A critical yardstick by which responsible entrepreneurship is measured is in the extent to which business leaders demonstrate a mindfulness of their obligation to create a healthy and safe workplace environment and since the NACOSH event ought to have been, among other things, a forum for some sort of introspection it would have been more than useful to reflect on just how well we are doing in that regard. True, a number of private companies – Demerara Distillers Limited, Demerara Harbour Bridge Corporation, Massy Gas Products Guyana Limited and National Milling Company of Guyana Incorporated – were among those named in the post-event GINA release. That is all well and good though it would have been even better if we were able to learn through the event just what progress the Government of Guyana has made to persuade the Russian management of the Bauxite Company of Guyana Inc (BCGI) to significantly improve its on-site health and safety bona fides; it would also have been useful to learn whether the Ministry of Education has in mind any special initiative this year to improve the standard of sanitation facilities in at least some of the schools across the country that are lacking in that regard.

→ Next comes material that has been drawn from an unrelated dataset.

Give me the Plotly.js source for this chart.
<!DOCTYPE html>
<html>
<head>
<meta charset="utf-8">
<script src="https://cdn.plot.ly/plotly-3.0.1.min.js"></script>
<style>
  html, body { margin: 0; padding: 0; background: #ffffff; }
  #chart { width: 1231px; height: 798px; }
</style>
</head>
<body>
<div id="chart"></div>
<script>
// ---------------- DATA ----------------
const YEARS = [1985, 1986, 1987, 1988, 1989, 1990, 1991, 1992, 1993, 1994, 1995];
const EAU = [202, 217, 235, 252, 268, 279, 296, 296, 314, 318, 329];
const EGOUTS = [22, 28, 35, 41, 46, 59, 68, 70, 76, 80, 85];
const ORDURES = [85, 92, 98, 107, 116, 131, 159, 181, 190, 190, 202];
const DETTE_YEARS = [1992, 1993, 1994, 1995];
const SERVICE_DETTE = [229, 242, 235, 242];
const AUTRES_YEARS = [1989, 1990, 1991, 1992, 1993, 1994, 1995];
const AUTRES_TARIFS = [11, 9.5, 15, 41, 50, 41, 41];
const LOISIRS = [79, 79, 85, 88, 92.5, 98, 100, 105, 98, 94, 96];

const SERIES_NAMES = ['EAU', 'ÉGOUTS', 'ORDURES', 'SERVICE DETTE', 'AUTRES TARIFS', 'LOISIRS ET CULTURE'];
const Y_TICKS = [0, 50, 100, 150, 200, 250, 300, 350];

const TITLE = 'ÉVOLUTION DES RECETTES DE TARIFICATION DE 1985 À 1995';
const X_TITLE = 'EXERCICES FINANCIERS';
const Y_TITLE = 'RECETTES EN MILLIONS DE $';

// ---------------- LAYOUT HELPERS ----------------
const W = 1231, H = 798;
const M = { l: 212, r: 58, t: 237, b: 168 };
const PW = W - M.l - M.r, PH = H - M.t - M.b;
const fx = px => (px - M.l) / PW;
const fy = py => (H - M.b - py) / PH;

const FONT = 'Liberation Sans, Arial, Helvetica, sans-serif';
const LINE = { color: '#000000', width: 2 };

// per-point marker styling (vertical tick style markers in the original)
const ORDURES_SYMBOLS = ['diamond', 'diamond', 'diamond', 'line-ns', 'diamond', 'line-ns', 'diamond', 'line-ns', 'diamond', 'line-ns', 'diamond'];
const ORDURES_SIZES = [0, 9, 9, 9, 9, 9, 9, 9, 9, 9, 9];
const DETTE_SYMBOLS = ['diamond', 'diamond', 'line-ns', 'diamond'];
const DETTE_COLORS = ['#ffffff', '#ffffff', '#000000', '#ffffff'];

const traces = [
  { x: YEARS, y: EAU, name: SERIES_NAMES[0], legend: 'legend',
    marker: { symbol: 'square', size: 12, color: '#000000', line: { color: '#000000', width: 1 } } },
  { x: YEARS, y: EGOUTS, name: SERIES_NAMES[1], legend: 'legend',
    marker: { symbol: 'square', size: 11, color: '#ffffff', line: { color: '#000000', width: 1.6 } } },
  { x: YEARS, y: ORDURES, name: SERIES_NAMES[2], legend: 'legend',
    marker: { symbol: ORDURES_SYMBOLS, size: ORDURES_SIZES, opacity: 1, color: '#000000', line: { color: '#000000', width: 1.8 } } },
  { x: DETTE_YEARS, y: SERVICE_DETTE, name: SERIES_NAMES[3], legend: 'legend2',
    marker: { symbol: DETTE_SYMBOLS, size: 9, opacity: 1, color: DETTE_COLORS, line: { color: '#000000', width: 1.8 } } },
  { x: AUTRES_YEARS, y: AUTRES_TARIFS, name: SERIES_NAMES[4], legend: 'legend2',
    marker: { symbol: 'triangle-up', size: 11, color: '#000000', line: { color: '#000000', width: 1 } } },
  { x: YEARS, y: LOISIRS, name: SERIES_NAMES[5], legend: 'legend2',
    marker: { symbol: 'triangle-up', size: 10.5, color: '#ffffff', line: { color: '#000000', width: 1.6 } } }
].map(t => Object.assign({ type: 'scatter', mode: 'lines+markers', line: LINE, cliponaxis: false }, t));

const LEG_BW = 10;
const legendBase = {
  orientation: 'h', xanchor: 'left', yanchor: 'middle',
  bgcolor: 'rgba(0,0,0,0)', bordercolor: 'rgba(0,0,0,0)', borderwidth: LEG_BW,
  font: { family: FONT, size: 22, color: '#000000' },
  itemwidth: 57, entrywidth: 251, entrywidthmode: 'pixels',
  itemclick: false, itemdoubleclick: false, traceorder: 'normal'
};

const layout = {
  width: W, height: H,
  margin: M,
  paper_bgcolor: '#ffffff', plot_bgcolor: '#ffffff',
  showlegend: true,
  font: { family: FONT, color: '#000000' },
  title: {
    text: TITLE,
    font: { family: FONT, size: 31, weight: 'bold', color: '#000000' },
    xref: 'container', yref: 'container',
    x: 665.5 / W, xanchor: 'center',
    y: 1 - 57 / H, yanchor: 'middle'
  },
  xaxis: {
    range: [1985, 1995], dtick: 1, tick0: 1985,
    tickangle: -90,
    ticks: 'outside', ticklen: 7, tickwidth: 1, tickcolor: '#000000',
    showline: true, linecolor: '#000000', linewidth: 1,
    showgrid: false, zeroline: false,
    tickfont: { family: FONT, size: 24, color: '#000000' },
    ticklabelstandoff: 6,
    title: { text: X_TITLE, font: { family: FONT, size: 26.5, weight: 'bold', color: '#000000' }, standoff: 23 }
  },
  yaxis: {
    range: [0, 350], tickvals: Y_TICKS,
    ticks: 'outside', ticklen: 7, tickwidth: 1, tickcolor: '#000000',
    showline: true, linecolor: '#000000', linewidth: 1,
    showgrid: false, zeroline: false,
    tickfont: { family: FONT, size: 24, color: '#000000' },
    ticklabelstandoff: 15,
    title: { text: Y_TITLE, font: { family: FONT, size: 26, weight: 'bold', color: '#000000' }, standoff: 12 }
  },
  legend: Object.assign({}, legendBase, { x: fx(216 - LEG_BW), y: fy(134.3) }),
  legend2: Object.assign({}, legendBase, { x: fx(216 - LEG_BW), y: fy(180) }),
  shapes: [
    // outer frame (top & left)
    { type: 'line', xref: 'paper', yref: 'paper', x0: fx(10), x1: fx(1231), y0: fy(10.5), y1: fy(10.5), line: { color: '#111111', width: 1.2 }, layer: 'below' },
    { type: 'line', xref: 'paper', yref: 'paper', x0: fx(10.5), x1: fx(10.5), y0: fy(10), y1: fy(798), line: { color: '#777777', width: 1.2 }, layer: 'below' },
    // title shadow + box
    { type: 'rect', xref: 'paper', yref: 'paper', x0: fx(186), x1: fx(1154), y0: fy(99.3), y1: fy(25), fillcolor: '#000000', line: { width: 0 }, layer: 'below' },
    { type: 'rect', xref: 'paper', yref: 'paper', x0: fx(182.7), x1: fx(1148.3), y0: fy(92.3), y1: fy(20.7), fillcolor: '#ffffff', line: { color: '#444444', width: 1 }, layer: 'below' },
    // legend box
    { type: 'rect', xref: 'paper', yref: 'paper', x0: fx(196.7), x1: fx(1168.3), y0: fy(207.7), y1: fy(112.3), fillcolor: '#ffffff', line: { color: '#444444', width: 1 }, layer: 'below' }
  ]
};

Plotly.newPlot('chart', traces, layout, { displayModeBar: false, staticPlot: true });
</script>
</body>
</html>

Contextually, we must ask ourselves just how much assurance Social Protection Minister Amna Ally would have provided that health and safety are high on the government’s priority list in circumstances where there are instances (and BCGI is only one of those) in which it has displayed an unacceptable leaden-footedness in effectively executing its enforcement role. The fact is that while there are those who do, there is evidence that there are leaders in both the public and private sectors who don’t seem to care too much about establishing effective systems for managing occupational safety and health and inculcating a culture of prevention in the daily duties of workers and employers in order to sustain safe practices, which is what Minister Ally told the event the NACOSH awards are all about. These clichés have long assumed a certain hollowness in their articulation and there is no law that says that successive administrations are obliged to slavishly recite them in circumstances where a point is reached where they are not even worth the paper they are written on.
Events like the NACOSH Awards Ceremony are not just occasions for the articulation of pleasantries and niceness, they really ought to be, as well, occasions for sober reflection. More than that, the event ought to have articulated a sense of just how critical issues of health and safety ought to be to Guyana, going forward, particularly given the current challenges of the mining sector and the imminently arriving ones of the oil and gas sector. In addition, the event ought to have – among other things – provided some insight as just where we are as public and private sectors and collectively, as a country, insofar as our adherence to acceptable safety and health standards is concerned. That consideration was, sadly, missing from the event.